If you guessed the Canadian Wheat Board, you’d be wrong.

“Animal transport is the issue that he gets the most letters on from constituents,” said Canadian Cattlemen’s Association vice-president Martin Unrau at a recent town hall meeting here

That’s because the only time the average urban consumer actually catches a glimpse of live farm animals is when they are on a truck.

“It’s amazing the amount of letters that he gets from consumers across Canada that talk about the transport of animals,” said Unrau, as part of a discussion on the CCA’s bid to renew and update the beef industry’s code of practice.

The dairy industry finished its code about two years ago, but progress for the beef industry has been much slower, he said, mainly because stakeholders are demanding that the guidelines be realistically achievable by ranches and feedlots.

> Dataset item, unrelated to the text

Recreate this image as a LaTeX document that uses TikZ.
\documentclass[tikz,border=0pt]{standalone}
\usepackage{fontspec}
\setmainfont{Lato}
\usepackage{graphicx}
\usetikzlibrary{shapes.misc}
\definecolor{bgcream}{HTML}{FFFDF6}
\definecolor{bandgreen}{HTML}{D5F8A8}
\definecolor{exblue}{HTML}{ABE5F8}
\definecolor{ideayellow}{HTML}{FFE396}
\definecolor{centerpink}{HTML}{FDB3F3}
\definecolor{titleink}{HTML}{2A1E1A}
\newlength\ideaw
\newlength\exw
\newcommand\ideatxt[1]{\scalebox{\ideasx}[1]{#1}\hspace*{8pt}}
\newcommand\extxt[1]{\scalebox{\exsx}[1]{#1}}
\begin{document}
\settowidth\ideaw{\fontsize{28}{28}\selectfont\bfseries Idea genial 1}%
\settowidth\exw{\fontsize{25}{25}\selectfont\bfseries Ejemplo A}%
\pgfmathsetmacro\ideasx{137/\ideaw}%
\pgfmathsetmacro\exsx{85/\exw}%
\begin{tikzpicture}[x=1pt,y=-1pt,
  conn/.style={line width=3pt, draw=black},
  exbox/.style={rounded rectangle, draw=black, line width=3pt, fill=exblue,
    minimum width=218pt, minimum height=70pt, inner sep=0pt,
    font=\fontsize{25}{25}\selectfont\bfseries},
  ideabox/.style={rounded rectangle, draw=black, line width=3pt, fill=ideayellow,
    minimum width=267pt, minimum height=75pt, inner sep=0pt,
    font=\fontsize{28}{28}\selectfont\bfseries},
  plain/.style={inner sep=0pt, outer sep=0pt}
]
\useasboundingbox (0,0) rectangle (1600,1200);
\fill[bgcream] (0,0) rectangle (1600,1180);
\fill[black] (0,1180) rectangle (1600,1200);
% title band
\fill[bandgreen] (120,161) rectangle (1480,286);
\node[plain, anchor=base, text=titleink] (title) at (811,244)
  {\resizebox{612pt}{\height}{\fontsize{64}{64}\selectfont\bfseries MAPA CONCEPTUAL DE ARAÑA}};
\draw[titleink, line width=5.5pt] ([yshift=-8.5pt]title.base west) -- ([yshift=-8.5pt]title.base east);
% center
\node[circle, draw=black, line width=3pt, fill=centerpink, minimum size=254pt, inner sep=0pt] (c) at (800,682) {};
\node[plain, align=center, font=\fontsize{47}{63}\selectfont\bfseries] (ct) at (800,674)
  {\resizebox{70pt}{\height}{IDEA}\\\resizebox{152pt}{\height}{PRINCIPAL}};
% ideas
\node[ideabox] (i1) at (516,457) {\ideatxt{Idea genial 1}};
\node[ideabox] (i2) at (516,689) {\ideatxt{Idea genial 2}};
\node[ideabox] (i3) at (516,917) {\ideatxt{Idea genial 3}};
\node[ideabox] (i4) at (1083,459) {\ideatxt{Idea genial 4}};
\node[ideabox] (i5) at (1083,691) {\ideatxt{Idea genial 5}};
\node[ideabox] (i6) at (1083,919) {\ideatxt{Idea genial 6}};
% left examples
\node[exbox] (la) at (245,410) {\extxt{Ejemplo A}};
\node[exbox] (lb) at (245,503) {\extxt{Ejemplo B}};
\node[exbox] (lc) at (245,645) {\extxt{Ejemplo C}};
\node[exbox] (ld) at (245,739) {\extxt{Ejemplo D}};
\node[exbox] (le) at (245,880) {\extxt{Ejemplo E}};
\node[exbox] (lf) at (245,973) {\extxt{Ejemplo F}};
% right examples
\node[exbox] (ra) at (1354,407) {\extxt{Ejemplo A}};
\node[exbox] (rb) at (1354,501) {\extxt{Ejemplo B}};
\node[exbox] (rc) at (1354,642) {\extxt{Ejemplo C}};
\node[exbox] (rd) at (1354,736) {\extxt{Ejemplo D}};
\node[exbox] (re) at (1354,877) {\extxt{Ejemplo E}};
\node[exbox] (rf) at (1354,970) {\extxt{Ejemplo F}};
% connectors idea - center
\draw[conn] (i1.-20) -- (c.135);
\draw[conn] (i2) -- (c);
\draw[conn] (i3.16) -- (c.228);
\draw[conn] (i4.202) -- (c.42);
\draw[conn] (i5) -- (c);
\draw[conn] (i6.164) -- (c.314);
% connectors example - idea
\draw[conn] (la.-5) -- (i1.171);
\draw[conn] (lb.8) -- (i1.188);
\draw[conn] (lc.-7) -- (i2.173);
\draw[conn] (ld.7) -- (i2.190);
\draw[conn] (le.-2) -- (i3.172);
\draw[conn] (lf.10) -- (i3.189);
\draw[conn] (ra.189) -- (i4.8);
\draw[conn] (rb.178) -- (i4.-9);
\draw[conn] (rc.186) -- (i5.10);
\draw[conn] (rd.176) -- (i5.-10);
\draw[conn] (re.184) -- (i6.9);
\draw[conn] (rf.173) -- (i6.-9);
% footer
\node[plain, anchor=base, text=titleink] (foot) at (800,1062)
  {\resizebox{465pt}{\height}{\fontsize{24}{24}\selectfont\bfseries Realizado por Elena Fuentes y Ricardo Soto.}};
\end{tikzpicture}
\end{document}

Unrau, who once operated a trucking business and sits on the CCA committee working on the code, said revisions to the current transportation regulations have been in the works for about a decade.

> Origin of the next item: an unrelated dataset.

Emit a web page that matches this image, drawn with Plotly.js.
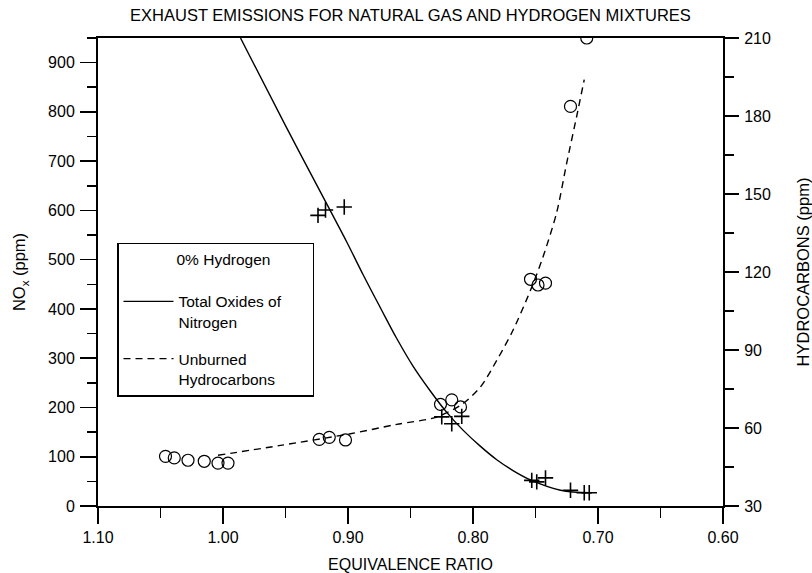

Discussions on the subject are generally based on the number of hours cattle spend on trucks and the number of animals per square foot.

Increased cost

Restrictions on the length of time cattle can spend aboard trucks will inevitably increase cost. For example, unloading cattle once per trip adds one cent per pound to the load. Twice, and it adds two cents per pound.

When Unrau hauled cattle, rest stops were based on weather. If it was hot, they’d unload twice. If it was -10, they wouldn’t unload at all.

In his opinion, restrictions on trucking cattle should be based on type. Wet-nosed calves should have more frequent rest stops than feeder cattle, for example.

Slapping a strict limit on loads might backfire, too, if it gives truckers an incentive to try to beat the clock by “hammering through.”

“In Europe, they are talking about an eight-hour limit, which would mean unloading the animals every eight hours,” he added.

To Unrau, that doesn’t make any sense, because in his experience, it takes at least four hours again for the animal “to get his legs.”

On a 40-hour run, if the driver stops for a rest after 14 hours, he’ll often find the cattle are laying down to rest. But if they are run off the truck for feed and water, they fill up their bellies, which adds to their discomfort for the next two to three hours.

“It doesn’t hurt them to stay on the truck,” said Unrau. “Bureaucrats don’t always understand that, but we have to make sure that the message gets through.”

A CCA study of 10,000 loads between Ontario and Alberta found that 99.9 per cent of the cattle arrived with no problems such as deads, downers or sweaters, but weaned calves and old cull cows were at the highest risk.

“The greatest risk, even more than weaned calves, was skinny dairy cows,” he said, adding that in his opinion, future regulations should reflect this reality.